• **DATASET SECTION**:
▬▬▬▬▬▬▬▬▬▬
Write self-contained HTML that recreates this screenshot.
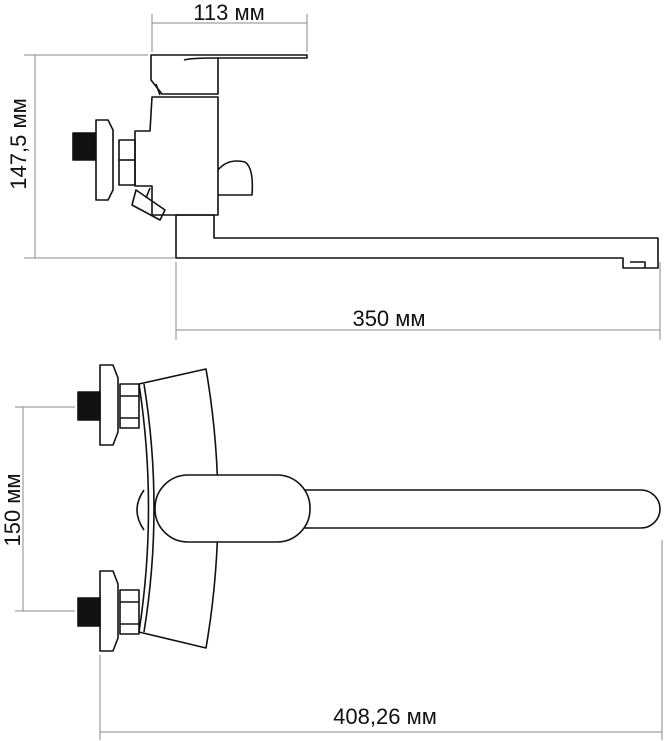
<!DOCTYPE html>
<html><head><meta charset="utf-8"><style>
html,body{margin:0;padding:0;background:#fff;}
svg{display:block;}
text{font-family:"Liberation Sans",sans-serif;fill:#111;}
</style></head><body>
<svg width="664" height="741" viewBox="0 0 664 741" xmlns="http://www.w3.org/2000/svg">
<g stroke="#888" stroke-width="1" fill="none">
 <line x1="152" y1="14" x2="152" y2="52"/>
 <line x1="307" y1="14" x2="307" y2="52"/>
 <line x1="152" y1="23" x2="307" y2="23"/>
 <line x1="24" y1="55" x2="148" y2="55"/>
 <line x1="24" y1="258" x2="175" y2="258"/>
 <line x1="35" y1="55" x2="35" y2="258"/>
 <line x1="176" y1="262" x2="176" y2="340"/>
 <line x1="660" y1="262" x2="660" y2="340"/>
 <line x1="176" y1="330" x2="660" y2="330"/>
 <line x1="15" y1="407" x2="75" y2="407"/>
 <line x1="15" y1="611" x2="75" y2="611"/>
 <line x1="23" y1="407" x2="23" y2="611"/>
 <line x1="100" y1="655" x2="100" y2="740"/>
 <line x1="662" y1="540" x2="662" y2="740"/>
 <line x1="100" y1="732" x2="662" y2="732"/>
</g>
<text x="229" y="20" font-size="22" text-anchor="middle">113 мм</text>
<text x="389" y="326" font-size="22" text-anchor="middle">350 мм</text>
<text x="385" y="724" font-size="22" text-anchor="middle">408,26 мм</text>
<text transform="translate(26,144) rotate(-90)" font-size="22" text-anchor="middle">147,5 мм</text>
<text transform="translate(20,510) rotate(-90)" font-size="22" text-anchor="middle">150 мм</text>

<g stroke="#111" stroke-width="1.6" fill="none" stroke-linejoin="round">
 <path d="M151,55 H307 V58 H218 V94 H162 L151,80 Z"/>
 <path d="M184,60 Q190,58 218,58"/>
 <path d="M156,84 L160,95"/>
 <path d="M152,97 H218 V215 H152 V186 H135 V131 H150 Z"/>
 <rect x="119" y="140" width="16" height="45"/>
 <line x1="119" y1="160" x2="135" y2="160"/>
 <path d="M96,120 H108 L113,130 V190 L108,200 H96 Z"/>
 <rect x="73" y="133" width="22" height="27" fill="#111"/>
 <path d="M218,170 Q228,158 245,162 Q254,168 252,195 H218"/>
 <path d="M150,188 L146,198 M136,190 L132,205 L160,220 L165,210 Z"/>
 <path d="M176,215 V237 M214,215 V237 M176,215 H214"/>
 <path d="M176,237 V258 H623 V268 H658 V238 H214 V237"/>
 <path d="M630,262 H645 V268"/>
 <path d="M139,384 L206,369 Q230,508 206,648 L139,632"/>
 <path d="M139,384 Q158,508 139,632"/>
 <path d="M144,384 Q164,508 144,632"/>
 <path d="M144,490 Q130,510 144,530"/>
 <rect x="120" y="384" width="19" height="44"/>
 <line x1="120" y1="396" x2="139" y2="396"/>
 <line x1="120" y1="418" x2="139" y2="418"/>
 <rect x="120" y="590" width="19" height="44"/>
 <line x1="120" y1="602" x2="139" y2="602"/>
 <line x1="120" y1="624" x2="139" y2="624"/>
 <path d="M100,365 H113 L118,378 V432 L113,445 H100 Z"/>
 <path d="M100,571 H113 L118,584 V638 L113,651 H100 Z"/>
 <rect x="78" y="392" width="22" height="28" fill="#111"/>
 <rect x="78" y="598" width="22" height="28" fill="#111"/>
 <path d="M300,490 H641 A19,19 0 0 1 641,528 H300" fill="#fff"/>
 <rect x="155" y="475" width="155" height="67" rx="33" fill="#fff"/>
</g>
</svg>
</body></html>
▬▬▬▬▬▬▬▬▬▬
• **YOUR GOAL**: Keep every word of the data as it is when you write it out, but drop the pictures.

• **CORRECT RESULT**:
Write self-contained HTML that recreates this screenshot.
<!DOCTYPE html>
<html><head><meta charset="utf-8"><style>
html,body{margin:0;padding:0;background:#fff;}
svg{display:block;}
text{font-family:"Liberation Sans",sans-serif;fill:#111;}
</style></head><body>
<svg width="664" height="741" viewBox="0 0 664 741" xmlns="http://www.w3.org/2000/svg">
<g stroke="#888" stroke-width="1" fill="none">
 <line x1="152" y1="14" x2="152" y2="52"/>
 <line x1="307" y1="14" x2="307" y2="52"/>
 <line x1="152" y1="23" x2="307" y2="23"/>
 <line x1="24" y1="55" x2="148" y2="55"/>
 <line x1="24" y1="258" x2="175" y2="258"/>
 <line x1="35" y1="55" x2="35" y2="258"/>
 <line x1="176" y1="262" x2="176" y2="340"/>
 <line x1="660" y1="262" x2="660" y2="340"/>
 <line x1="176" y1="330" x2="660" y2="330"/>
 <line x1="15" y1="407" x2="75" y2="407"/>
 <line x1="15" y1="611" x2="75" y2="611"/>
 <line x1="23" y1="407" x2="23" y2="611"/>
 <line x1="100" y1="655" x2="100" y2="740"/>
 <line x1="662" y1="540" x2="662" y2="740"/>
 <line x1="100" y1="732" x2="662" y2="732"/>
</g>
<text x="229" y="20" font-size="22" text-anchor="middle">113 мм</text>
<text x="389" y="326" font-size="22" text-anchor="middle">350 мм</text>
<text x="385" y="724" font-size="22" text-anchor="middle">408,26 мм</text>
<text transform="translate(26,144) rotate(-90)" font-size="22" text-anchor="middle">147,5 мм</text>
<text transform="translate(20,510) rotate(-90)" font-size="22" text-anchor="middle">150 мм</text>

<g stroke="#111" stroke-width="1.6" fill="none" stroke-linejoin="round">
 <path d="M151,55 H307 V58 H218 V94 H162 L151,80 Z"/>
 <path d="M184,60 Q190,58 218,58"/>
 <path d="M156,84 L160,95"/>
 <path d="M152,97 H218 V215 H152 V186 H135 V131 H150 Z"/>
 <rect x="119" y="140" width="16" height="45"/>
 <line x1="119" y1="160" x2="135" y2="160"/>
 <path d="M96,120 H108 L113,130 V190 L108,200 H96 Z"/>
 <rect x="73" y="133" width="22" height="27" fill="#111"/>
 <path d="M218,170 Q228,158 245,162 Q254,168 252,195 H218"/>
 <path d="M150,188 L146,198 M136,190 L132,205 L160,220 L165,210 Z"/>
 <path d="M176,215 V237 M214,215 V237 M176,215 H214"/>
 <path d="M176,237 V258 H623 V268 H658 V238 H214 V237"/>
 <path d="M630,262 H645 V268"/>
 <path d="M139,384 L206,369 Q230,508 206,648 L139,632"/>
 <path d="M139,384 Q158,508 139,632"/>
 <path d="M144,384 Q164,508 144,632"/>
 <path d="M144,490 Q130,510 144,530"/>
 <rect x="120" y="384" width="19" height="44"/>
 <line x1="120" y1="396" x2="139" y2="396"/>
 <line x1="120" y1="418" x2="139" y2="418"/>
 <rect x="120" y="590" width="19" height="44"/>
 <line x1="120" y1="602" x2="139" y2="602"/>
 <line x1="120" y1="624" x2="139" y2="624"/>
 <path d="M100,365 H113 L118,378 V432 L113,445 H100 Z"/>
 <path d="M100,571 H113 L118,584 V638 L113,651 H100 Z"/>
 <rect x="78" y="392" width="22" height="28" fill="#111"/>
 <rect x="78" y="598" width="22" height="28" fill="#111"/>
 <path d="M300,490 H641 A19,19 0 0 1 641,528 H300" fill="#fff"/>
 <rect x="155" y="475" width="155" height="67" rx="33" fill="#fff"/>
</g>
</svg>
</body></html>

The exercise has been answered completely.